If you have a piped natural gas connection at home but are holding on to your LPG cylinder as a backup for power cuts or cooking flexibility, the government has issued a directive with real consequences. Surrender the cylinder within 90 days or lose your cooking fuel supply entirely. The Ministry of Petroleum and Natural Gas has invoked the Essential Commodities Act to enforce the transition, and oil marketing companies will digitally map addresses to automatically block LPG cylinder bookings for any household where piped natural gas is available.
This is not a suggestion. It is a legally backed mandate with a hard deadline.

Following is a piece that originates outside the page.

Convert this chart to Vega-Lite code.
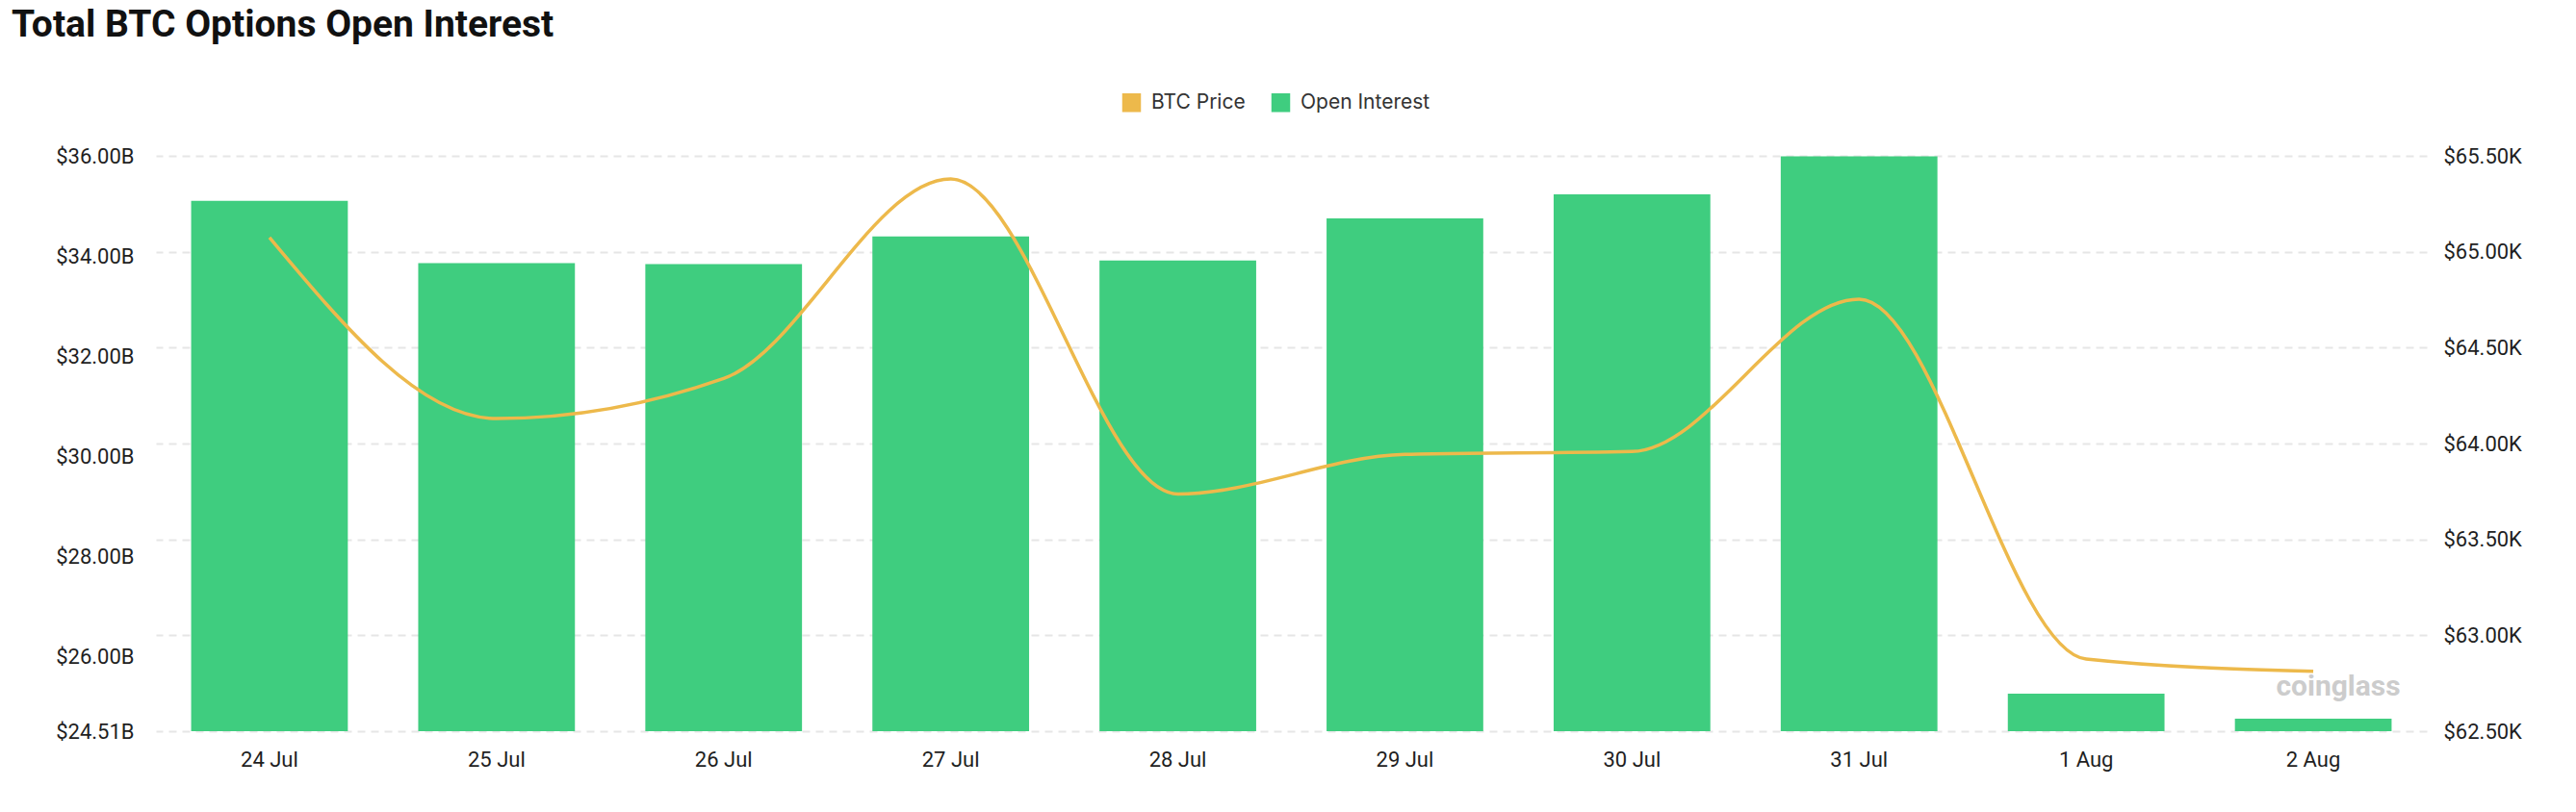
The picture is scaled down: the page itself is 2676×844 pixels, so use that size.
{
  "$schema": "https://vega.github.io/schema/vega-lite/v6.json",
  "width": 2359,
  "height": 598,
  "autosize": {"type": "none"},
  "padding": {"left": 162, "top": 162, "right": 155, "bottom": 84},
  "background": "white",
  "title": {
    "text": "Total BTC Options Open Interest",
    "anchor": "start",
    "frame": "group",
    "font": "Roboto",
    "fontSize": 39,
    "fontWeight": "bold",
    "color": "#111111",
    "dx": -150,
    "offset": 50
  },
  "data": {
    "values": [
      {"date": "24 Jul", "oi": 35.10, "price": 65074},
      {"date": "25 Jul", "oi": 33.86, "price": 64130},
      {"date": "26 Jul", "oi": 33.84, "price": 64339},
      {"date": "27 Jul", "oi": 34.39, "price": 65379},
      {"date": "28 Jul", "oi": 33.91, "price": 63737},
      {"date": "29 Jul", "oi": 34.75, "price": 63943},
      {"date": "30 Jul", "oi": 35.23, "price": 63958},
      {"date": "31 Jul", "oi": 35.99, "price": 64753},
      {"date": "1 Aug", "oi": 25.26, "price": 62876},
      {"date": "2 Aug", "oi": 24.76, "price": 62812}
    ]
  },
  "encoding": {
    "x": {
      "field": "date",
      "type": "nominal",
      "sort": null,
      "scale": {"paddingInner": 0.31, "paddingOuter": 0.155},
      "axis": {
        "title": null,
        "domain": false,
        "ticks": false,
        "labelAngle": 0,
        "labelPadding": 19,
        "labelFont": "Roboto",
        "labelFontSize": 22,
        "labelColor": "#1f1f1f"
      }
    }
  },
  "layer": [
    {
      "mark": {"type": "bar", "color": "#3fcd7f"},
      "encoding": {
        "y": {
          "field": "oi",
          "type": "quantitative",
          "scale": {"domain": [24.51, 36], "zero": false, "nice": false},
          "axis": {
            "title": null,
            "orient": "left",
            "values": [24.51, 26, 28, 30, 32, 34, 36],
            "labelExpr": "'$' + format(datum.value, '.2f') + 'B'",
            "grid": false,
            "domain": false,
            "ticks": false,
            "labelPadding": 23,
            "labelFont": "Roboto",
            "labelFontSize": 22,
            "labelColor": "#1f1f1f"
          }
        },
        "y2": {"datum": 24.51},
        "color": {
          "datum": "Open Interest",
          "type": "nominal",
          "scale": {"domain": ["BTC Price", "Open Interest"], "range": ["#edb94b", "#3fcd7f"]},
          "legend": {
            "title": null,
            "orient": "none",
            "direction": "horizontal",
            "legendX": 1003,
            "legendY": -66,
            "symbolType": "square",
            "symbolSize": 380,
            "symbolStrokeWidth": 0,
            "labelFont": "Inter",
            "labelFontSize": 21,
            "labelColor": "#333333",
            "labelOffset": 10,
            "columnPadding": 26,
            "padding": 0
          }
        }
      }
    },
    {
      "mark": {"type": "line", "color": "#edb94b", "strokeWidth": 3.5, "interpolate": "monotone"},
      "encoding": {
        "y": {
          "field": "price",
          "type": "quantitative",
          "scale": {"domain": [62500, 65500], "zero": false, "nice": false},
          "axis": {
            "title": null,
            "orient": "right",
            "values": [62500, 63000, 63500, 64000, 64500, 65000, 65500],
            "labelExpr": "'$' + format(datum.value / 1000, '.2f') + 'K'",
            "grid": true,
            "gridColor": "#e6e6e6",
            "gridWidth": 2,
            "gridDash": [8, 6],
            "domain": false,
            "ticks": false,
            "labelPadding": 17,
            "labelFont": "Roboto",
            "labelFontSize": 22,
            "labelColor": "#1f1f1f"
          }
        }
      }
    },
    {
      "data": {"values": [{}]},
      "mark": {
        "type": "text",
        "text": "coinglass",
        "font": "Roboto",
        "fontSize": 30,
        "fontWeight": "bold",
        "color": "#c4c4c4",
        "opacity": 0.85,
        "dx": 26
      },
      "encoding": {
        "x": {"datum": "2 Aug"},
        "y": {
          "datum": 62731,
          "type": "quantitative",
          "scale": {"domain": [62500, 65500], "zero": false, "nice": false},
          "axis": null
        }
      }
    }
  ],
  "resolve": {"scale": {"y": "independent"}},
  "config": {"view": {"stroke": null}}
}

Why the Government Is Doing This Now
The trigger is the Iran war. India imports approximately three-fifths of its LPG, and roughly 90 percent of those imports transit the Strait of Hormuz, which has been effectively closed for most of the past five weeks. The consequences have been immediate and severe. Cylinder shortages have emerged across multiple cities. Booking gaps of up to 45 days have been reported. Black market prices for LPG cylinders have reached Rs 4,000 per cylinder in some locations, compared to the government-subsidised price of Rs 913.
The government’s response is not to source more LPG. It is to reduce the number of people who depend on LPG by forcing households that have an alternative, the piped gas connection, off the cylinder network entirely. With 33 crore LPG connections in India and only 1.6 crore piped gas connections, the transition is enormous in scale. But in a supply emergency, even moving a fraction of dual-fuel households off cylinder dependency frees up meaningful supply for those with no alternative.

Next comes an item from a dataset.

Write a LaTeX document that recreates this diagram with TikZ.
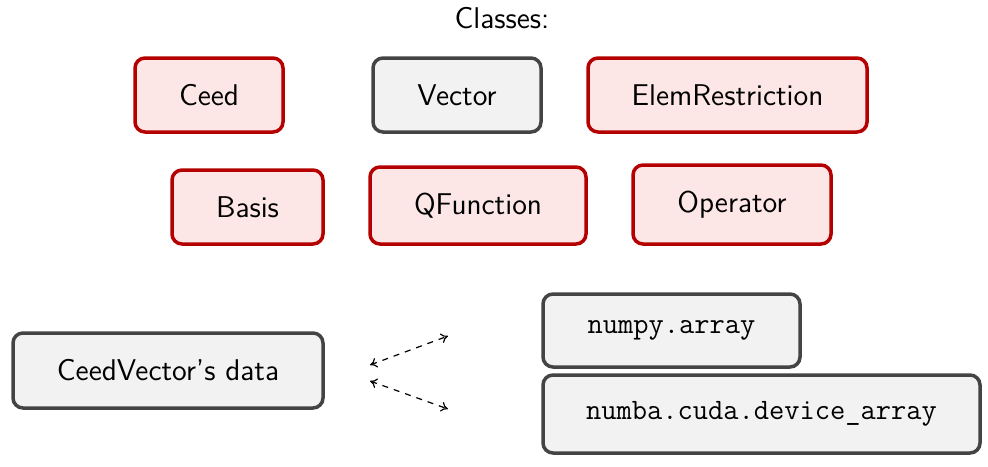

LPG vs PNG — Why They Are Not the Same Thing
To understand why households are reluctant to switch and why the government’s mandate is genuinely disruptive, you need to understand how different LPG and PNG actually are as cooking fuels.
LPG is primarily propane and butane, a byproduct of oil refining and natural gas processing. It is compressed into liquid form, packed into steel cylinders, and delivered to your doorstep. India produces only about 40 percent of the LPG it consumes. The rest is imported, mostly from the Persian Gulf, and the butane-heavy LPG blend that Indian households use is produced almost exclusively in the Gulf. Other suppliers, including the United States, produce propane-heavy gas that does not match India’s needs without blending infrastructure India does not currently have. Even if India managed to secure US cargoes, those shipments take 30 to 40 days to arrive versus 7 to 8 days from the Gulf, making emergency diversification practically impossible.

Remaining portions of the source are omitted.